Who Should Listen to Crystal Kingdom
Readers who have followed Bryn Aven through the first two Kanin Chronicles books should finish here without hesitation, the trilogy closes its major threads, delivers on Bryn’s arc, and provides the war-and-resolution ending the series has been building toward. Hocking fans who have also read the Trylle trilogy will get additional satisfaction from the crossover elements. New listeners should begin with Frostfire, the first Kanin Chronicles book; starting here means missing the context that makes Bryn’s fugitive status and the Konstantin dynamic emotionally legible. Anyone who reads troll-world fantasy specifically for strong female leads, action, and romance will find Crystal Kingdom a committed and satisfying example of the form.
Frequently Asked Questions
Do I need to read Amanda Hocking’s Trylle trilogy before Crystal Kingdom?
It is not required, but it enhances the experience. Finn Holmes from the Trylle trilogy appears in Crystal Kingdom, and his presence carries more emotional weight for readers who know his history. The Kanin Chronicles function as a complete trilogy on their own, but the crossover is a reward for extended Hocking readers.
How does Eileen Stevens handle the transition from fugitive story to full war narrative?
Stevens maintains consistent energy across both registers, she does not overplay the desperation of Bryn’s fugitive arc or undercut the war sequences’ momentum.
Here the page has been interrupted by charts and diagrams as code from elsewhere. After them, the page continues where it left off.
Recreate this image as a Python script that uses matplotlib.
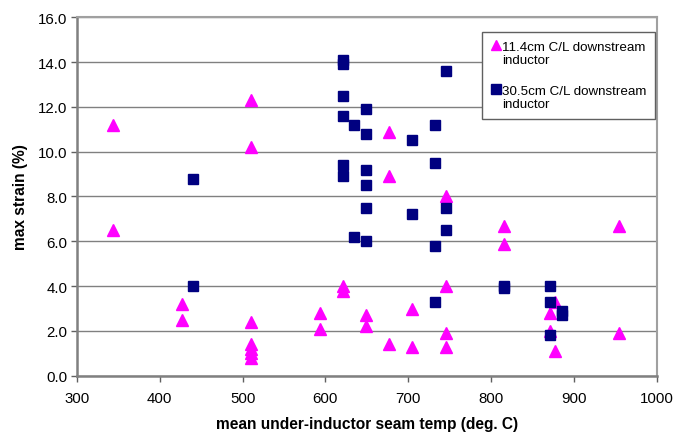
import matplotlib
matplotlib.use("Agg")
import numpy as np
import matplotlib.pyplot as plt
from matplotlib.ticker import FormatStrFormatter, MultipleLocator

plt.rcParams['font.family'] = ['Liberation Sans', 'DejaVu Sans']

# 11.4cm C/L downstream inductor (magenta triangles)
tri_temp = [343, 343, 427, 427, 510, 510, 510, 510, 510, 510, 510,
            593, 593, 621, 621, 649, 649, 677, 677, 677, 705, 705,
            746, 746, 746, 746, 816, 816, 877, 871, 871, 877, 955, 955]
tri_strain = [11.2, 6.5, 3.2, 2.5, 12.3, 10.2, 2.4, 1.4, 1.2, 1.0, 0.8,
              2.8, 2.1, 4.0, 3.8, 2.7, 2.2, 10.9, 8.9, 1.4, 3.0, 1.3,
              8.0, 4.0, 1.9, 1.3, 6.7, 5.9, 3.3, 2.8, 2.0, 1.1, 6.7, 1.9]

# 30.5cm C/L downstream inductor (navy squares)
sq_temp = [440, 440, 621, 621, 621, 621, 621, 621, 635, 635,
           649, 649, 649, 649, 649, 649, 705, 705, 732, 732, 732, 732,
           746, 746, 746, 816, 816, 871, 871, 871, 886, 886]
sq_strain = [8.8, 4.0, 14.1, 13.9, 12.5, 11.6, 9.4, 8.9, 11.2, 6.2,
             11.9, 10.8, 9.2, 8.5, 7.5, 6.0, 10.5, 7.2, 11.2, 9.5, 5.8, 3.3,
             13.6, 7.5, 6.5, 4.0, 3.9, 4.0, 3.3, 1.8, 2.9, 2.7]

fig = plt.figure(figsize=(6.77, 4.35), dpi=100)
ax = fig.add_axes([0.1137, 0.134, 0.8563, 0.824])

ax.plot(tri_temp, tri_strain, linestyle='none', marker='^', markersize=8,
        color='#FF00FF', markeredgecolor='#FF00FF', zorder=3,
        label='11.4cm C/L downstream\ninductor')
ax.plot(sq_temp, sq_strain, linestyle='none', marker='s', markersize=6.5,
        color='#000080', markeredgecolor='#000080', zorder=4,
        label='30.5cm C/L downstream\ninductor')

ax.set_xlim(300, 1000)
ax.set_ylim(0, 16)
ax.xaxis.set_major_locator(MultipleLocator(100))
ax.yaxis.set_major_locator(MultipleLocator(2))
ax.yaxis.set_major_formatter(FormatStrFormatter('%.1f'))
ax.grid(True, axis='y', color='#808080', linewidth=1.0, zorder=0)
ax.set_axisbelow(True)

for side in ['left', 'bottom']:
    ax.spines[side].set_color('#808080')
    ax.spines[side].set_linewidth(1.8)
for side in ['top', 'right']:
    ax.spines[side].set_color('#a0a0a0')
    ax.spines[side].set_linewidth(1.5)

ax.tick_params(axis='both', direction='out', length=4, width=1,
               color='#606060', labelsize=10.8)
ax.tick_params(axis='x', pad=7)
ax.tick_params(axis='y', pad=3)

ax.set_xlabel('mean under-inductor seam temp (deg. C)', fontsize=11.2,
              fontweight='bold', labelpad=8)
ax.set_ylabel('max strain (%)', fontsize=11.2, fontweight='bold', labelpad=7)

leg = ax.legend(loc='upper left', bbox_to_anchor=(0.699, 0.959),
                fontsize=9.6, frameon=True, fancybox=False, shadow=False,
                handlelength=0.7, handletextpad=0.15, borderpad=0.65,
                labelspacing=1.4, borderaxespad=0, numpoints=1)
leg.get_frame().set_edgecolor('#606060')
leg.get_frame().set_linewidth(1.0)
leg.get_frame().set_alpha(1)
for txt in leg.get_texts():
    txt.set_linespacing(1.15)
# lift the legend markers to the first text line
for h in leg.legend_handles:
    h.set_ydata(np.asarray(h.get_ydata()) + 6)
    h.set_markersize(7.5 if h.get_marker() == '^' else 6.5)

fig.savefig('out.png', dpi=100)
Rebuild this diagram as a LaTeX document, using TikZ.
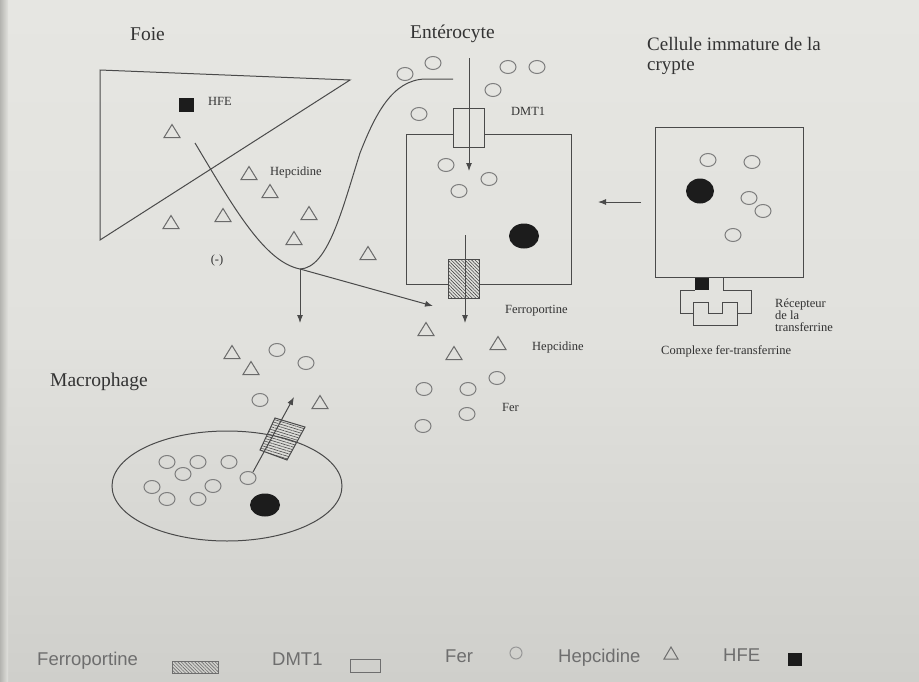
\documentclass[tikz,border=0pt]{standalone}
\usepackage{fontspec}
\setmainfont{Liberation Serif}
\newfontfamily\legfont{Liberation Sans}
\usetikzlibrary{arrows.meta,patterns.meta}
\definecolor{linec}{HTML}{4A4A4A}
\definecolor{ferc}{HTML}{7E7E7E}
\definecolor{hepc}{HTML}{6A6A6A}
\definecolor{txtc}{HTML}{333333}
\definecolor{legc}{HTML}{6E6E6E}
\definecolor{bgtop}{HTML}{E6E6E2}
\definecolor{bgmid}{HTML}{E1E1DD}
\definecolor{bgbot}{HTML}{CFCFCB}
\definecolor{edgec}{HTML}{B4B4B0}
\definecolor{darkc}{HTML}{1C1C1C}
\newcommand\FerC[1]{\draw[fer] (#1) ellipse[x radius=8pt,y radius=6.5pt];}
\newcommand\HepT[1]{\draw[hep,shift={(#1)}] (-8,6.5) -- (8,6.5) -- (0,-6.5) -- cycle;}
\begin{document}
\begin{tikzpicture}[x=1pt,y=-1pt,
  line/.style={draw=linec,line width=1pt},
  arr/.style={line,-{Latex[length=8pt,width=6pt]}},
  fer/.style={draw=ferc,line width=1pt},
  hep/.style={draw=hepc,line width=1pt},
  hatch/.style={line,pattern={Lines[angle=-45,distance=2.4pt,line width=0.6pt]},pattern color=linec},
  title/.style={text=txtc,font=\fontsize{19.5}{22}\selectfont,inner sep=0pt,anchor=base west},
  small/.style={text=txtc,font=\fontsize{12.5}{14}\selectfont,inner sep=0pt,anchor=base west},
  leg/.style={text=legc,font=\legfont\fontsize{18.5}{20}\selectfont,inner sep=0pt,anchor=base west},
]
\useasboundingbox (0,0) rectangle (919,681);
\shade[top color=bgtop,bottom color=bgbot,middle color=bgmid] (0,0) rectangle (919,681);
\shade[left color=edgec,right color=bgmid] (0,0) rectangle (8,681);

% titles
\node[title] (tfoie) at (130,40) {Foie};
\node[title] (tent) at (410,38) {Entérocyte};
\node[title,font=\fontsize{19}{20}\selectfont] (tcell) at (647,50) {Cellule immature de la};
\node[title,font=\fontsize{19}{20}\selectfont] (tcry) at (647,70) {crypte};
\node[title] (tmac) at (50,386) {Macrophage};

% liver
\draw[line] (100,70) -- (350,80) -- (100,240) -- cycle;
\fill[darkc] (179,98) rectangle (194,112);
\node[small] (lhfe) at (208,105) {HFE};
\node[small] (lhep) at (270,175) {Hepcidine};
\node[small,anchor=center] (lmoins) at (217,260) {(-)};
\HepT{172,131}
\HepT{249,173}
\HepT{270,191}
\HepT{309,213}
\HepT{223,215}
\HepT{171,222}
\HepT{294,238}
\HepT{368,253}

% curve
\coordinate (vbot) at (300,269);
\draw[line] (195,143) .. controls (235,210) and (265,262) .. (vbot)
  .. controls (328,268) and (342,210) .. (360,153)
  .. controls (375,115) and (392,80) .. (425,79) -- (453,79);
\coordinate (macin) at (300,323);
\coordinate (entout) at (433,306);
\draw[arr] (vbot) -- (macin);
\draw[arr] (vbot) -- (entout);

% enterocyte
\draw[line] (453,134) -- (406,134) -- (406,284) -- (448,284);
\draw[line] (484,134) -- (571,134) -- (571,284) -- (479,284);
\draw[line] (453,108) rectangle (484,147);
\draw[hatch] (448,259) rectangle (479,298);
\node[small] (ldmt) at (511,115) {DMT1};
\coordinate (dmtin) at (469,58);
\coordinate (dmtout) at (469,171);
\draw[arr] (dmtin) -- (dmtout);
\coordinate (fpin) at (465,235);
\coordinate (fpout) at (465,323);
\draw[arr] (fpin) -- (fpout);
\fill[darkc] (524,236) ellipse[x radius=15pt,y radius=12.5pt];
\FerC{405,74}
\FerC{433,63}
\FerC{508,67}
\FerC{537,67}
\FerC{493,90}
\FerC{419,114}
\FerC{446,165}
\FerC{489,179}
\FerC{459,191}
\node[small] (lfp) at (505,313) {Ferroportine};
\node[small] (lhep2) at (532,350) {Hepcidine};
\node[small] (lfer) at (502,411) {Fer};
\HepT{426,329}
\HepT{454,353}
\HepT{498,343}
\FerC{497,378}
\FerC{424,389}
\FerC{468,389}
\FerC{467,414}
\FerC{423,426}

% crypt cell
\draw[line] (655,127) rectangle (803,277);
\fill[darkc] (700,191) ellipse[x radius=14pt,y radius=12.5pt];
\FerC{708,160}
\FerC{752,162}
\FerC{749,198}
\FerC{763,211}
\FerC{733,235}
\coordinate (cryout) at (641,202);
\coordinate (entin) at (598,202);
\draw[arr] (cryout) -- (entin);
% receptor
\fill[darkc] (695,278) rectangle (709,290);
\draw[line] (723,278) -- (723,290) -- (751,290) -- (751,313) -- (737,313);
\draw[line] (695,290) -- (680,290) -- (680,313) -- (693,313);
\draw[line] (693,302) -- (708,302) -- (708,313) -- (722,313) -- (722,302) -- (737,302) -- (737,325) -- (693,325) -- cycle;
\node[small] (lrec1) at (775,307) {Récepteur};
\node[small] (lrec2) at (775,319) {de la};
\node[small] (lrec3) at (775,331) {transferrine};
\node[small] (lcomp) at (661,354) {Complexe fer-transferrine};

% macrophage
\draw[line] (227,486) ellipse[x radius=115pt,y radius=55pt];
\HepT{232,352}
\HepT{251,368}
\HepT{320,402}
\FerC{277,350}
\FerC{306,363}
\FerC{260,400}
\FerC{167,462}
\FerC{198,462}
\FerC{229,462}
\FerC{183,474}
\FerC{152,487}
\FerC{213,486}
\FerC{167,499}
\FerC{198,499}
\FerC{248,478}
\fill[darkc] (265,505) ellipse[x radius=15pt,y radius=11.5pt];
\draw[line,pattern={Lines[angle=-17,distance=2.6pt,line width=0.6pt]},pattern color=linec]
  (275,418) -- (305,427) -- (287,460) -- (260,450) -- cycle;
\coordinate (macfer) at (253,472);
\coordinate (macout) at (294,397);
\draw[arr] (macfer) -- (macout);

% legend
\node[leg] (gfp) at (37,665) {Ferroportine};
\draw[hatch,draw=legc,pattern color=legc] (172,661) rectangle (218,673);
\node[leg] (gdmt) at (272,665) {DMT1};
\draw[draw=legc,line width=1pt] (350,659) rectangle (380,672);
\node[leg] (gfer) at (445,662) {Fer};
\draw[draw=ferc!80,line width=1pt] (516,653) ellipse[x radius=6pt,y radius=6pt];
\node[leg] (ghep) at (558,662) {Hepcidine};
\draw[draw=legc,line width=1pt] (664,659) -- (678,659) -- (671,647) -- cycle;
\node[leg] (ghfe) at (723,661) {HFE};
\fill[darkc] (788,653) rectangle (802,666);
\end{tikzpicture}
\end{document}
The performance sustains the series’ established tone, which matters in a finale that needs to honor everything the previous two books built.
Is Konstantin Black’s redemption arc earned by Crystal Kingdom?
Most reviewers find it satisfying. Hocking has developed Konstantin’s moral complexity across the trilogy deliberately, and Crystal Kingdom uses the alliance between Bryn and Konstantin to pay that development off. Whether individual listeners find it earned will depend on how compelling they found the groundwork in earlier books.
Does Crystal Kingdom provide complete closure for Bryn’s story, or does the series continue?
Crystal Kingdom is the final book in The Kanin Chronicles, and it resolves Bryn’s arc completely, the treason charges, the kingdom’s war, and her relationships are all addressed. Multiple reviewers express regret that the series ends here, suggesting the closure is satisfying but leaves readers wanting more time in the world.